Executive Summary
Overview
AI systems are leaving controlled lab environments and entering real‑world business workflows. In production, ai agents interact with sensitive data, untrusted user inputs, legacy systems and third‑party APIs, planning actions, calling tools and writing to memory. As a result, the attack surface expands dramatically. From an attacker’s perspective, agentic AI and multi‑agent systems magnify this risk: each sub‑agent, tool and API is a new potential entry point with its own trust boundary and failure mode. This playbook explains in a first‑principles way how to identify and exploit AI‑specific weaknesses in your agents - from mapping app contexts to designing prompt‑injection attacks - so organisations can proactively find, fix, and monitor vulnerabilities while staying compliant.
.png)
What was our motivation?
This playbook was created to address the core challenges we keep hearing from teams evaluating their agentic systems:
Model-centric testing misses real risks. Most security vendors focus on foundation model scores, while real vulnerabilities emerge at the application layer—where models integrate with tools, data pipelines, and business logic.
No widely accepted standard exists. AI red teaming methodologies and standards are still in their infancy, offering limited and inconsistent guidance on what "good" AI security testing actually looks like in practice. Compliance frameworks such as GDPR and HIPAA further restrict what kinds of data can be used for testing and how results are handled, yet most methodologies ignore these constraints.

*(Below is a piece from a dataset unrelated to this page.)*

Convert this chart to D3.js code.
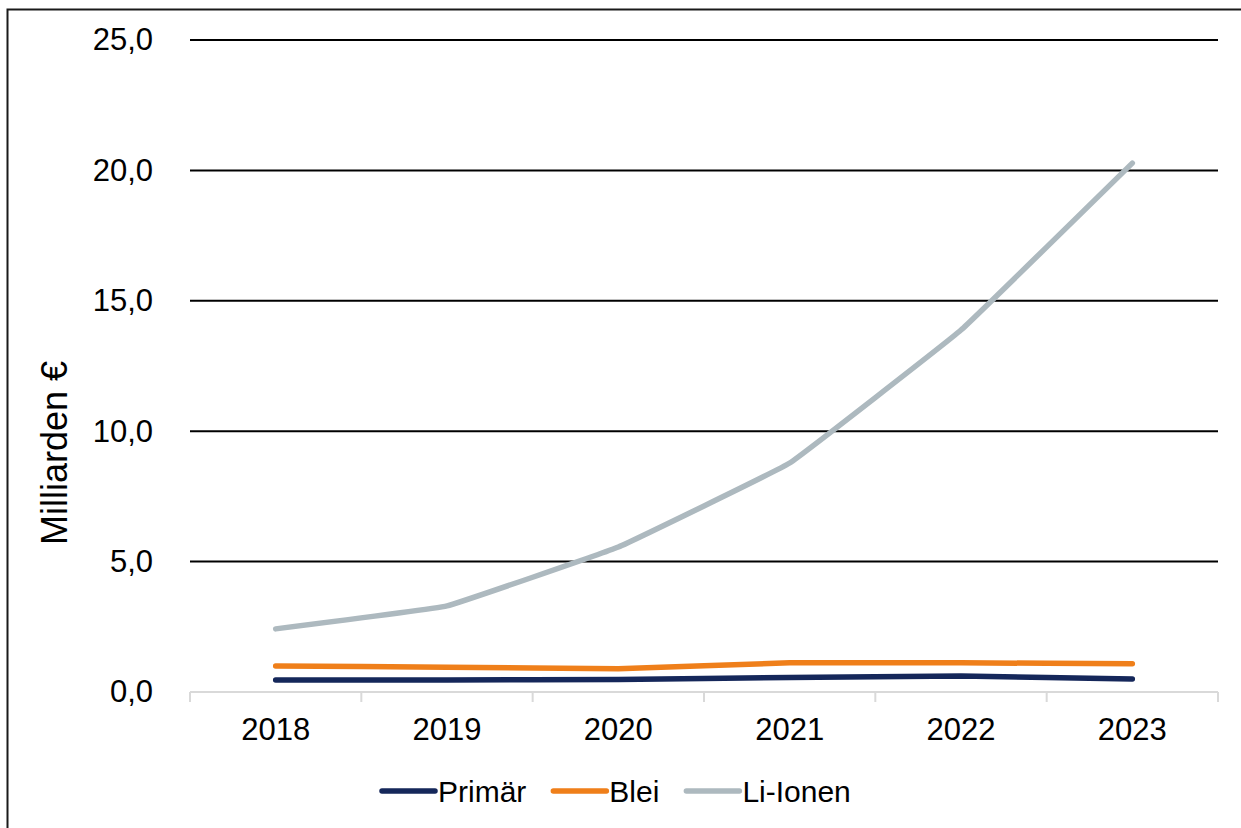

Generic approaches lack context. Many current red-teaming frameworks lack threat-modeling foundations, making them too generic and detached from real business contexts—an input that's benign in one setting may be an exploit in another.
Because of this uncertainty, teams lack a consistent way to scope assessments, prioritize risks across model, application, data, and tool surfaces, and measure remediation progress. This playbook closes that gap by offering a practical, repeatable process for AI red-teaming
Playbook Roadmap
- Why Red Team AI: Business reasons and the real AI attack surface (model + app + data + tools)
- AI Kill‑Chain: Initial access → execution → hijack flow → impact; practical examples
- Context Engineering: How agents store/handle context (message list, system instructions, memory, state) and why that matters for attacks and defenses
- Prompt Programming & Attack Patterns: Injection techniques and grooming strategies attackers use
- CFS Model (Context, Format, Salience): How to design realistic indirect payloads and detect them.
- Modelling & Reconnaissance: Map the environment: model, I/O, tools, multi-command pipeline, human loop
- Execute, report, remediate: Templates for findings, mitigations and re-tests, including compliance considerations like GDPR and HIPAA.
Disclaimer of Use
This playbook is intended solely for authorized security teams to assess and test their own AI systems or those for which they have explicit permission. Unauthorized use against systems you do not own or have written consent to test is strictly prohibited and may violate laws. Always operate within legal boundaries, respect data privacy, and obtain formal authorization before any testing.